Mr Stuart said the laws were enacted with a particular focus on supporting emerging start-up sector through encouraging investors to fund ventures that may be struggling even though their business idea may ultimately prove successful, and encouraging experienced Company Directors to come on board while minimising the personal liability they face for any business failure.

“The intent of the legislation has always been welcomed by the business community but it’s the practicalities that are likely blocking these smaller businesses using it,” said Mr Stuart.

“Firstly, for a smaller cash-strapped business heading towards collapse, advisory costs likely to be in the tens of thousands to set up a safe harbour plan and implement are often prohibitive. Also, there are pre-conditions to being in the safe harbour, such as compliance with ATO obligations, which could make ineligible a large number of companies that are looking to take advantage of the safe harbour.  This then can lead to an insolvent administration, effectively defeating the purpose of the legislation. A key issue though is that no one can tell you that you are in the Safe Harbour with any certainty. So, Company Directors who believe they’ve done the right thing may still find themselves personally liable if the business ultimately fails.”

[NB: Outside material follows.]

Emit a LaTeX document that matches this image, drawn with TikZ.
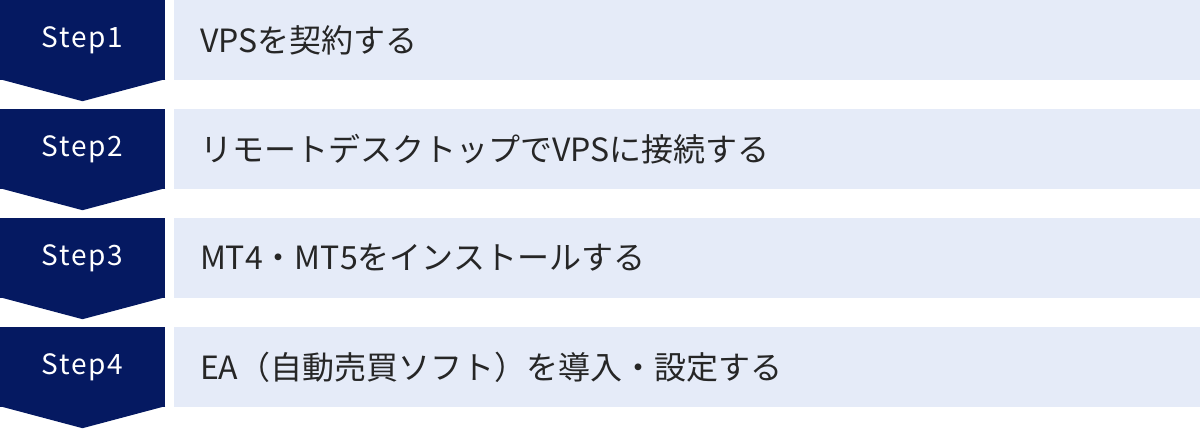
\documentclass[tikz,border=0pt]{standalone}
\usepackage{fontspec}
\setmainfont{Noto Sans CJK JP}
\usepackage{tikz}
\usetikzlibrary{calc}
\definecolor{stepnavy}{RGB}{5,25,97}
\definecolor{taskpale}{RGB}{229,235,248}

\tikzset{
  stepbox/.style={fill=stepnavy,text=white,minimum width=165pt,minimum height=80pt,inner sep=0pt,
    font=\fontsize{28}{28}\selectfont\addfontfeature{LetterSpace=6}},
  taskbox/.style={fill=taskpale,text=black!85,minimum width=1026pt,minimum height=80pt,
    inner xsep=26pt,inner ysep=0pt,text width=974pt,align=left,font=\fontsize{32}{32}\selectfont},
  steptip/.style={fill=stepnavy}
}

\begin{document}
\begin{tikzpicture}[x=1pt,y=-1pt]
\useasboundingbox (0,0) rectangle (1200,429);
% step 1
\node [stepbox] (step1) at (82.5,40) {Step1};
\fill [steptip] ($(step1.south west)+(0,-1)$)--($(step1.south)+(0,21)$)--($(step1.south east)+(0,-1)$)--cycle;
\node [taskbox] (task1) at (687,40) {VPSを契約する};
% step 2
\node [stepbox] (step2) at (82.5,149) {Step2};
\fill [steptip] ($(step2.south west)+(0,-1)$)--($(step2.south)+(0,21)$)--($(step2.south east)+(0,-1)$)--cycle;
\node [taskbox] (task2) at (687,149) {リモートデスクトップでVPSに接続する};
% step 3
\node [stepbox] (step3) at (82.5,258) {Step3};
\fill [steptip] ($(step3.south west)+(0,-1)$)--($(step3.south)+(0,21)$)--($(step3.south east)+(0,-1)$)--cycle;
\node [taskbox] (task3) at (687,258) {MT4・MT5をインストールする};
% step 4
\node [stepbox] (step4) at (82.5,367) {Step4};
\fill [steptip] ($(step4.south west)+(0,-1)$)--($(step4.south)+(0,21)$)--($(step4.south east)+(0,-1)$)--cycle;
\node [taskbox] (task4) at (687,367) {EA（自動売買ソフト）を導入・設定する};
\end{tikzpicture}
\end{document}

Mr Stuart said he expected a medium to large private company could find the Safe Harbour provisions of benefit, as they were more likely to have the resources and motivation to undertake it. It is in this segment of the market that Mr Stuart said he is seeing activity with the Safe Harbour laws.

Passed into law in September 2017 the Safe Harbour laws allow directors to trade on when their company solvency is questionable. Once in the safe harbour they cannot be personally liable if the actions they take are reasonably likely “lead to a better outcome for the company” as compared to liquidation.

No formal record or register of companies who have sought to enter the Safe Harbour is available with the Senate expected to review the legislation in 12 months time.